One of my team members is retiring, and as we were talking about their tenure with the company, “We did a LOT!” they said. That got me looking back at the past 2 years, and I started listing some of the changes and accomplishments that happened, first while I was leading the engineering team as a whole, then as I shifted focus to lead DevOps and Information Security (and data engineering).
- Launched a new website on an aggressive, “impossible to do” timeline
- Rewrote user authentication framework
- Reengineered and stabilized flagship revenue application (2019 edition)
- Restructured cloud network to improve stability (2019 edition)
- Reengineered and stabilized flagship revenue application (2020 edition)

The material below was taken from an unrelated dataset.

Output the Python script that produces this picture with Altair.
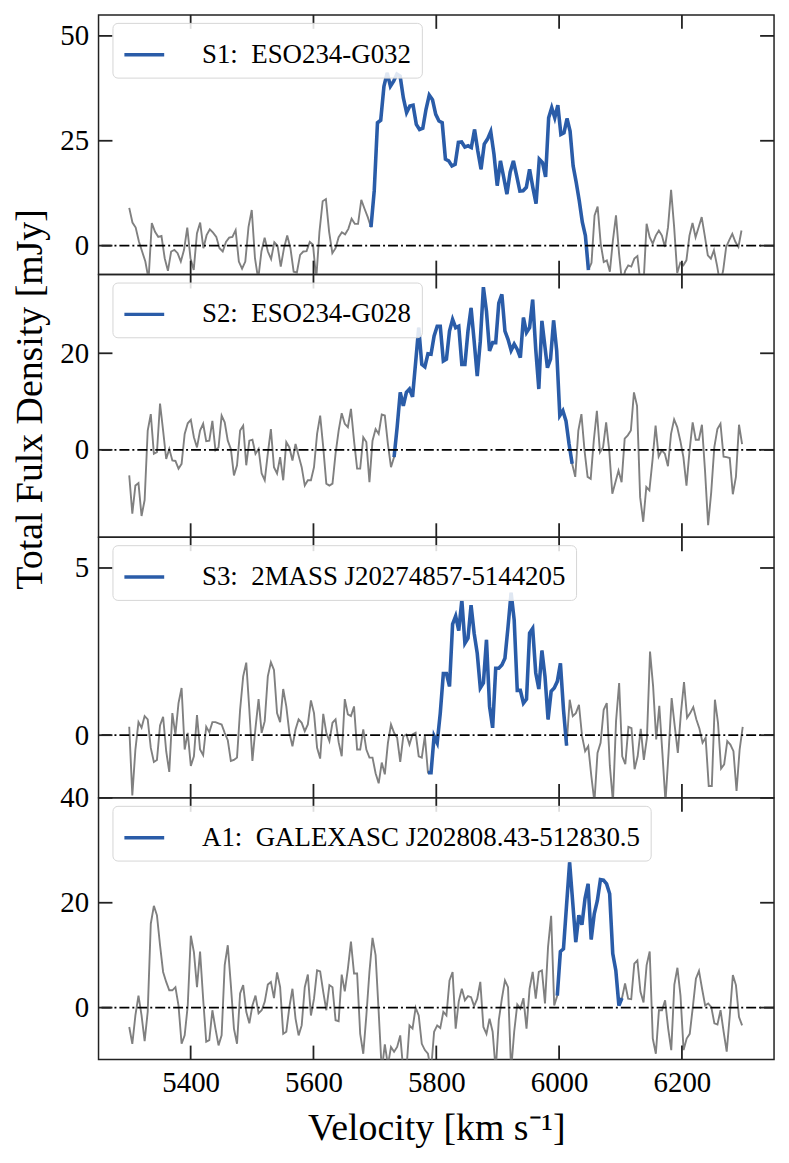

- Rearchitected tight coupling between cloud and on-prem systems to improve stability and reliability
- Grew in-house services dashboard to detect service interconnection issues
- Successfully upgraded to MongoDB v3.6
- Drove adoption of Eslint for better code quality
- Initiated annual town halls to establish mission and vision
- Initiated quarterly all-hands engineering meetings to acknowledge team efforts
- Improved code quality as measured by number of bugs logged
- Initiated a Tech Leads round table to share what is working not working, cross-pollinate ideas across projects
- Initiated Brown Bag lunches to increase knowledge and stimulate ideas to the benefit of the company
- Created application security engineer role
- Implemented static code analysis with Sonarqube to improve code security
- Initiated content security policy for website to improve security
- Upgraded all websites to TLS v1.2 to improve security
- Increased code testing coverage by double digits to over 50% in all projects and services
- Implemented client telemetry to detect user issues before calls come into help desk
- Consolidated workloads into one cloud, saving $10K/month
- Cut monthly AWS costs by double digits
- Separated AWS usage into multiple accounts by usage type, thereby increasing security
- Implemented multifactor authentication in AWS, MongoDB Atlas, and all other Saas platforms
- Reduced DNS footprint by about 40%, thereby reducing attack surface
- Cut all on-prem usage and migrated to be fully in AWS
- Stabilized in-house CICD tool so that builds fail far less frequently
- Successfully upgraded PHP from v5.6 to v7.3
- Successfully Updated to MongoDB v4.2
- Implemented Site-to-site VPN between AWS and on-prem
- Set up AWS Client VPN with OpenLDAP/SAML and Active Directory with MFA auth
- Migrated workloads from one Kubernetes clusters to another
- Upgraded Kubernetes versions
- Moved all our workloads from open subnets and publicly exposed EC2 instances to private subnets and non-public instances
- Separated cloud traffic into internal and external load balancers
- Set up internal Route53
- Created tool to quickly (within minutes) set up autonomous and fully equipped test environment with starter data
- Created 30 test environments so far (dev, qa, uat, stg) x 7 projects
- Moved Java-based application with clunky 1-hour deployment process to 5-minute Kubernetes deployment
- Moved EC2-attached NFS storage to serverless EFS for Kubernetes workloads
- Prepared static websites for serverless deployment using Amplify
- Set up Kubernetes observability tools
- Optimized MongoDB queries to remove spikes and smooth out CPU usage
- Set up secure FTP server with FUSE-based mount to S3 as storage
- Aggregate selected syslogs to centralized log server
- Reduced non-essential log entries by 90% (millions to thousands) to make errors easier to find
- Configured Systems Manger to manage EC2 fleet
- Set up AWS DataSync to move data between S3 and EFS
- Created AWS Lambda functions to automate DevOps tasks
- Configured Kubernetes ephemeral storage on EFS volumes to prevent disk pressure issues
That’s a good place to stop. All this could not have been accomplished without the dedicated team of engineers, PMs and QA teams, so it’s very much a collective effort.
I am looking forward to what’s coming up, such as more gitops, DevSecOps, infra as code, dynamic analysis (DAST), to name just a few.